WRITTEN EXERCISE. Retype exactly the lines from the first one through the line with "Chart.register(...registerables);", including both ends; skip any pictures.

EXTRACTED DATA.
>> begin

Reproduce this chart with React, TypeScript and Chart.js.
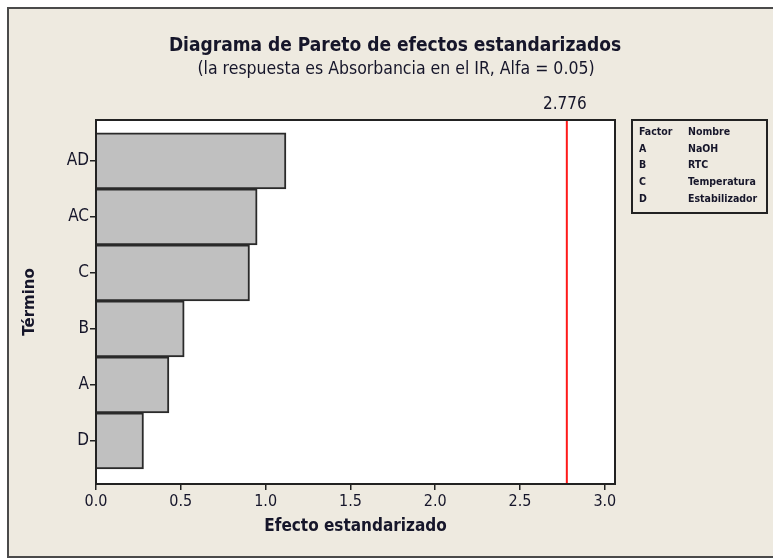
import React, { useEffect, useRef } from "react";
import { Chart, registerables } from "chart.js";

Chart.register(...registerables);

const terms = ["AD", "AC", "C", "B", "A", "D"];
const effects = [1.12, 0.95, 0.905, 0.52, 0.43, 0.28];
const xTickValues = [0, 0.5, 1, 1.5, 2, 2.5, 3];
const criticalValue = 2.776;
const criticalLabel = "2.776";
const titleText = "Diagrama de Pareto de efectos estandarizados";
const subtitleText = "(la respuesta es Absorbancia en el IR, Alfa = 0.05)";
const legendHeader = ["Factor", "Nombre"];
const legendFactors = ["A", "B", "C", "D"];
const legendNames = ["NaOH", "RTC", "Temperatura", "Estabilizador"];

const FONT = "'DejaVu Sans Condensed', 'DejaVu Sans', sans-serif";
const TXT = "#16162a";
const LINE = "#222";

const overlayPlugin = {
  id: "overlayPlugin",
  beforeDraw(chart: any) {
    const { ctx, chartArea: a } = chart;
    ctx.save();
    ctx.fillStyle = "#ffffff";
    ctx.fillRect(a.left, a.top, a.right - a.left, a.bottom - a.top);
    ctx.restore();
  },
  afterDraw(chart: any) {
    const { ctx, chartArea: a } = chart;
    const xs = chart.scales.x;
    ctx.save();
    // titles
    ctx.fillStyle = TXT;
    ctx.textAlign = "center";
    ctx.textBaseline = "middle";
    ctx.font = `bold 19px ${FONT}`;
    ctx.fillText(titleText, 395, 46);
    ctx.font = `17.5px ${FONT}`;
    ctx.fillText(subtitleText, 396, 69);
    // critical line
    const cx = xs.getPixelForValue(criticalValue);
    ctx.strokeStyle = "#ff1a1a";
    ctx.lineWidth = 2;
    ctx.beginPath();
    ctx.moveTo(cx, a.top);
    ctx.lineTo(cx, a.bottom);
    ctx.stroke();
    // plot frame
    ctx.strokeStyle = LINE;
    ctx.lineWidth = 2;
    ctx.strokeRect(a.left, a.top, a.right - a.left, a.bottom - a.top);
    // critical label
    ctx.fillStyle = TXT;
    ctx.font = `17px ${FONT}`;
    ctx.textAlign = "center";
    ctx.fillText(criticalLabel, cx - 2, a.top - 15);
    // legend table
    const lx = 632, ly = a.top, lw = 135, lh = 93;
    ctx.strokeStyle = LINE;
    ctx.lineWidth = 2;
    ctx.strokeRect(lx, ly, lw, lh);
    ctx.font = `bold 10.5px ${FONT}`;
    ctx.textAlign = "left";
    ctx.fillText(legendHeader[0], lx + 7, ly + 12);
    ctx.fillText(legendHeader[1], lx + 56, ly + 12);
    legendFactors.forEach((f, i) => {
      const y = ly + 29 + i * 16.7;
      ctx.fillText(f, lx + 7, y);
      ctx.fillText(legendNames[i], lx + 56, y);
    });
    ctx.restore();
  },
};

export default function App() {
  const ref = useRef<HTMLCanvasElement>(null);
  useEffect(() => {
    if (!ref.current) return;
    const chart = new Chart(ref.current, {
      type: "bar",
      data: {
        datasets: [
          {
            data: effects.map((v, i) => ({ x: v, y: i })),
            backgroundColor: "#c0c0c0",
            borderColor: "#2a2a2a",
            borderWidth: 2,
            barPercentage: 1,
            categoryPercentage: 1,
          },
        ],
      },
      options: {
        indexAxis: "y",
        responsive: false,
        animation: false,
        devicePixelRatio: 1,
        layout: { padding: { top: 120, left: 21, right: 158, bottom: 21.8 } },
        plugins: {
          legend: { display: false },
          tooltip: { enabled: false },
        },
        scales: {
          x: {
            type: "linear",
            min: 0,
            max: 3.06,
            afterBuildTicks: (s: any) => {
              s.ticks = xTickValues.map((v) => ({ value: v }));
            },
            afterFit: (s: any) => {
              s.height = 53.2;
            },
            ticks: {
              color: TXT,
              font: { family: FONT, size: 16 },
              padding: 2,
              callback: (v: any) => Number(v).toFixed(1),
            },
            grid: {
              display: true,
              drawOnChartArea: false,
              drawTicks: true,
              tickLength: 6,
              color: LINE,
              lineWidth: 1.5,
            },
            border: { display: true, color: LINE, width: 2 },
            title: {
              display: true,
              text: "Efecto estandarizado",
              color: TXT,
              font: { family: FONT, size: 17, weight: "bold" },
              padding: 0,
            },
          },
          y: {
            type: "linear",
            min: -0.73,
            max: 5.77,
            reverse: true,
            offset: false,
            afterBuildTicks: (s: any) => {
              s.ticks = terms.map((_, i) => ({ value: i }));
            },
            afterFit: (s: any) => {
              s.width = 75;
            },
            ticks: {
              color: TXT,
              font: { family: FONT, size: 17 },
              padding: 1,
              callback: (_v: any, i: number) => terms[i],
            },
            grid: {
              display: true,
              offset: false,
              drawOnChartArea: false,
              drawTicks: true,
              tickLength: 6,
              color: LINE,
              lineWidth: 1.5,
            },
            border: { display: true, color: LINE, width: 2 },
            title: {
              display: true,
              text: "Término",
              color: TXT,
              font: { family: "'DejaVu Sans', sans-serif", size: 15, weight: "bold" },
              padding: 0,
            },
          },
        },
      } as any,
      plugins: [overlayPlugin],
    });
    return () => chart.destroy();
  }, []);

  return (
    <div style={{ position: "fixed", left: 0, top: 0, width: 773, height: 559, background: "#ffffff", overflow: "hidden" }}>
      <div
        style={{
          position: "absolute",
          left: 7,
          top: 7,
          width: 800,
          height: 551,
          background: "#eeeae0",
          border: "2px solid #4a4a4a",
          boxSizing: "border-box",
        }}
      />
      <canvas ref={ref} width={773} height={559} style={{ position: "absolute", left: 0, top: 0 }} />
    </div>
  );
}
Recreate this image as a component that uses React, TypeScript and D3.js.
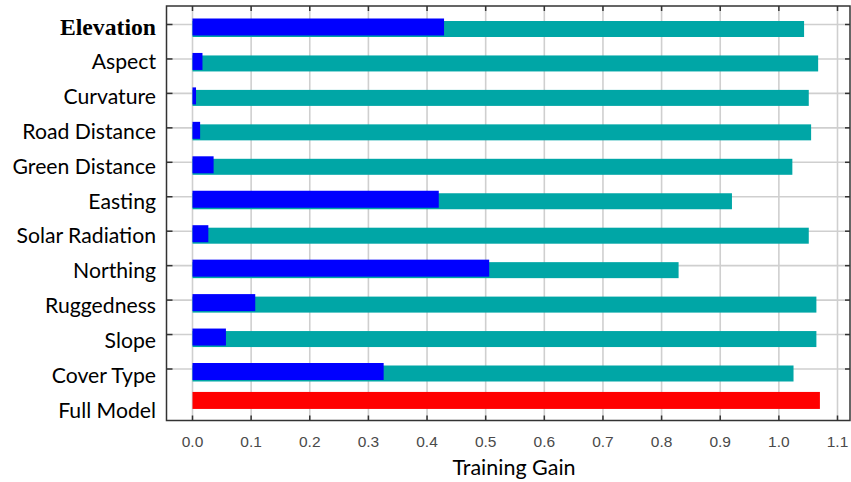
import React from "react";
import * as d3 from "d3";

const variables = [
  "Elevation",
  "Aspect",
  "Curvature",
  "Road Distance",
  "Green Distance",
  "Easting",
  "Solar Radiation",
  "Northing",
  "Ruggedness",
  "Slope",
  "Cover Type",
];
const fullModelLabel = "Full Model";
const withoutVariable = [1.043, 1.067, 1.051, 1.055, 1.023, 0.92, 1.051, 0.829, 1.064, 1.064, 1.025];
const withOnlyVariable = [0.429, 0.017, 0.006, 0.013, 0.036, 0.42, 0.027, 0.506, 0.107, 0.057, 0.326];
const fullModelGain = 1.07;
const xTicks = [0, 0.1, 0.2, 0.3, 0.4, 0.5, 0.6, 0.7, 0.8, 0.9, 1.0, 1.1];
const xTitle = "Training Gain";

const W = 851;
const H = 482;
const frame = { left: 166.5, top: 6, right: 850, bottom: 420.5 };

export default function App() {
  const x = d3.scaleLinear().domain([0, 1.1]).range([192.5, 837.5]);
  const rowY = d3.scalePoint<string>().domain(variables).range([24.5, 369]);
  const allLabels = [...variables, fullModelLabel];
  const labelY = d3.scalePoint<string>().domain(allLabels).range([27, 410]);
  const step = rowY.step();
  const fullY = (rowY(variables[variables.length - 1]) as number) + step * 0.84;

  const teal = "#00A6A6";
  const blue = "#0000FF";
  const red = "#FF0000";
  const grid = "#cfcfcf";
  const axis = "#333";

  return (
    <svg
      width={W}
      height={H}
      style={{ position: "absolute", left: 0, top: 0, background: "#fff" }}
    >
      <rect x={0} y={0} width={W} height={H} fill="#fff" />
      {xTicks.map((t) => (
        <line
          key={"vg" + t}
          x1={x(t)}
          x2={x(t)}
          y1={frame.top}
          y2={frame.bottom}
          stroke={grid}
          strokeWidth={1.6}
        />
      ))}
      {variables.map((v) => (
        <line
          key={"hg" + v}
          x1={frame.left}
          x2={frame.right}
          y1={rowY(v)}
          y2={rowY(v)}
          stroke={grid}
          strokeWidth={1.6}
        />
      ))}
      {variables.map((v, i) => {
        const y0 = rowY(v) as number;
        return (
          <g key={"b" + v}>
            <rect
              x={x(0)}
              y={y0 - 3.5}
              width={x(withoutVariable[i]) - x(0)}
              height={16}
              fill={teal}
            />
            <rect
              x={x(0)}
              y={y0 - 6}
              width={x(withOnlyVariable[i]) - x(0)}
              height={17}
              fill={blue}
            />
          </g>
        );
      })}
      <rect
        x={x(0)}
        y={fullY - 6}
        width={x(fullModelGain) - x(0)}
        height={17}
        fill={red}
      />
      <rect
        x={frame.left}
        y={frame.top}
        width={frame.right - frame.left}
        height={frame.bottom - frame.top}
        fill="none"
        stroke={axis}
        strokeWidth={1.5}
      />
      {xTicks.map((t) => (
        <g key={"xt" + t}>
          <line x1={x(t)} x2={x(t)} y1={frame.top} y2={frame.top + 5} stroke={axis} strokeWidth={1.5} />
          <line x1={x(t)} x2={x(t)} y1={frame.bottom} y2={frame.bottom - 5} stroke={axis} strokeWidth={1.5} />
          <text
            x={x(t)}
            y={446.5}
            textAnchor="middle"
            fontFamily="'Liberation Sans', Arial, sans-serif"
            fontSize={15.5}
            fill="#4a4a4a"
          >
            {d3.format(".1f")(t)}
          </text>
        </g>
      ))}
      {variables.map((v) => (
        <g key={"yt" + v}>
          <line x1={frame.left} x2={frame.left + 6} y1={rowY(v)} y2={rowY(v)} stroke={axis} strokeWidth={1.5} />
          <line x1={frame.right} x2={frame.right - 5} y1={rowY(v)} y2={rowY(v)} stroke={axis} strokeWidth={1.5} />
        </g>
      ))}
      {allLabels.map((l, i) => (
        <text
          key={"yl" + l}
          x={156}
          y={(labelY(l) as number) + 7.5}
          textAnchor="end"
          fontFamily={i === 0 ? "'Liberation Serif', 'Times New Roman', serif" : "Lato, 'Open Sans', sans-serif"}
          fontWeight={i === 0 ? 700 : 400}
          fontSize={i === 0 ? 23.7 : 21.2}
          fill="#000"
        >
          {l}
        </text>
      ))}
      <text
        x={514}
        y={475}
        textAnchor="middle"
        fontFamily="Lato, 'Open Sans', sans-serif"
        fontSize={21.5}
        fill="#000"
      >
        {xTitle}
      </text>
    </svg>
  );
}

>> end

OUTPUT OF THE TASK.
Reproduce this chart with React, TypeScript and Chart.js.
import React, { useEffect, useRef } from "react";
import { Chart, registerables } from "chart.js";

Chart.register(...registerables);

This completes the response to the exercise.